Maria Antonia Tigre, a global climate litigation fellow at the Columbia Climate School’s Sabin Center for Climate Change Law, pointed out that in most cases, communities do not object to renewable energy as a whole, but rather the details of how a project is carried out. She thinks that engaging communities meaningfully and consistently can help to avoid some of these conflicts. “These communities need to be able to participate and to be heard, in terms of what they need,” she said.
Similarly, in a blog post, Sam Szoke-Burke and Kaitlin Cordes from the Columbia Center on Sustainable Investment (CCSI) emphasized the need for free, prior, and informed consent of Indigenous and local communities. “This means ensuring that such communities are sufficiently informed and capacitated, and afforded an opportunity to participate in decision-making — both about whether the project will proceed and, if so, on what terms,” they wrote.
Chris Albin-Lackey, program director at CCSI, says that renewable energy developers could learn a lot from the mining industry’s past mistakes. He identified three areas where mining companies have gone wrong in the past: sweeping aside local community concerns, rather than engaging with them in ways that might be laborious and time-consuming; not delivering the jobs, revenues, and other benefits that were promised; and instead delivering negative impacts on the community and environment.
Some mining companies have gotten more serious about grappling with these issues and are trying to do better. Albin-Lackey said he’s seen some real progress in the way that some key actors in the mining industry are engaging.
“There are blueprints out there for responsible practice,” he said. “There’s no need to reinvent the wheel when it comes to the way that renewable energy projects should navigate some of these potential human rights and sustainability concerns.”
A March 2022 report from CCSI details how commercial solar and wind energy projects can move forward in accordance with human rights. The report offers practical guidance for renewables companies on how to navigate human rights challenges.

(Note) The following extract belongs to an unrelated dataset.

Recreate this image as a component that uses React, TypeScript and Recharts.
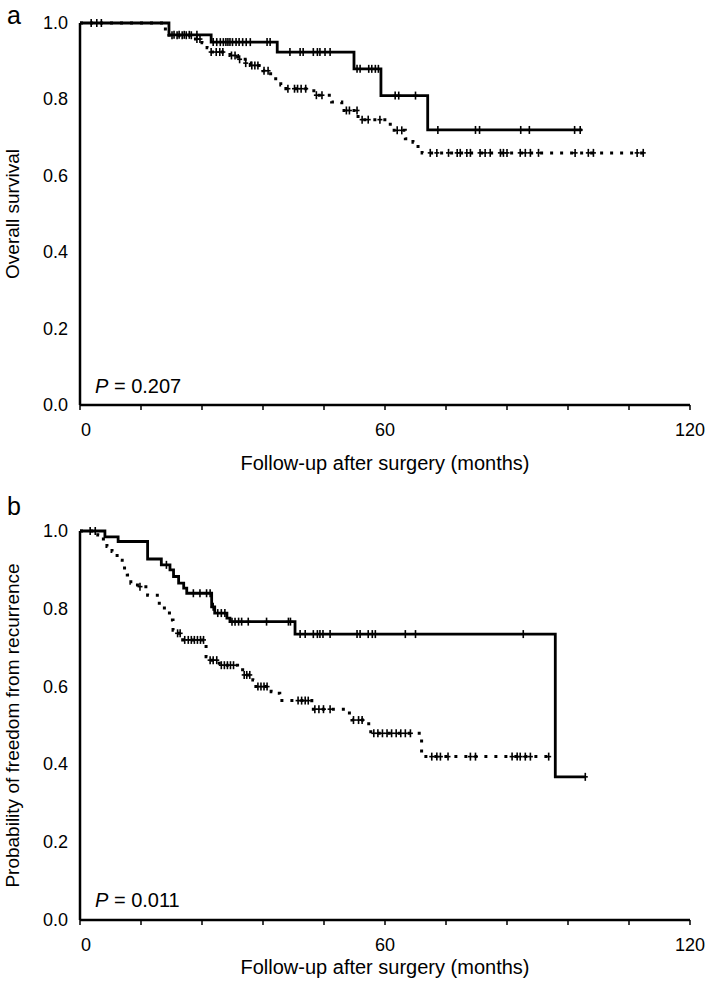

“The basic idea is that companies need to have a process in place to make sure that they’re able to correctly identify the most salient human rights risks associated with their own operations,” said Albin-Lackey, “and then take the right steps to mitigate those risks.”
In addition to asking companies to do better, Albin-Lackey thinks there needs to be stronger government oversight. “Governments have generally failed to rise to the challenge of putting in place the kind of regulation that’s necessary to manage these risks,” he said. “Instead, we have all come to rely more and more on initiatives that are essentially voluntary.”
A Just Transition Is Possible
In a paper, Maria Antonia Tigre of the Sabin Center and several colleagues have collected and compared lawsuits around just transitions in Latin America.
So far, they’ve found 21 cases in Mexico, Brazil, Chile, and Colombia. “The reason why we’re doing this project is because we believe we will see a lot more of these types of cases in the very near future,” said Tigre.
Tigre said the lawsuits they’ve found so far tend to focus on how communities are being integrated in the projects, such as whether free, prior and informed consent took place, or whether workers were integrated in the decision-making related to decarbonization. Several of the cases have been successful in promoting a fair energy transition.
In one case in Chile three union workers sued the Ministry of Energy for not involving laborers in the state’s plan to find new roles for workers affected by the decommissioning of fossil fuel projects. In 2021, the Chilean Supreme Court ruled in favor of the workers, declaring that the lack of consultation violated the government’s obligation to ensure a just transition.
In an upcoming paper, Liv Yoon, a former postdoctoral research scholar at the Columbia Climate School, documents one community’s successful bid for a just transition. In the Town of Tonawanda, New York, when the coal-fired Huntley power plant was facing shut down due to low natural gas prices, the town saw a sharp drop in tax revenue. Many public services were discontinued. Two schools closed, and 140 teachers lost their jobs.
Working together, environmental justice advocates and labor groups were able to find other jobs for all the plant workers, and they successfully lobbied their politicians for seven years of funding from New York State to reopen the schools and reinstate some public services.
Watch a short documentary about the Town of Tonawanda’s push for a just transition.
In Yoon’s view, the case shows that a just energy transition is not only possible, but it’s already happening.
“When done well, I think it benefits everyone,” she said, “even the people who don’t believe in climate change.”
No time to lose?
Some environmentalists argue that there is no time to stop and consider the rights of a small community when the fate of the world is at stake.
However, said Albin-Lackey, “when you map out the list of things that’s delaying this terribly overdue transition, this actually isn’t this isn’t a meaningful source of delay. Human rights considerations may make the development of particular projects a little bit slower and more cautious. But, that’s really nothing compared to the larger source of delay, which is political inaction and the lack of the investment that’s necessary.”
Tigre said that although the climate crisis obviously needs to be addressed, running roughshod over human rights is not the ideal solution. “In other times in history, we did similar things for other reasons,” she said, referring to colonialism and labor abuses.
In other words, if the point of the energy transition is to make the world a better place to live in, shouldn’t it start by avoiding the past mistakes that have led to misery, death, and inequality for so many of the world’s most vulnerable?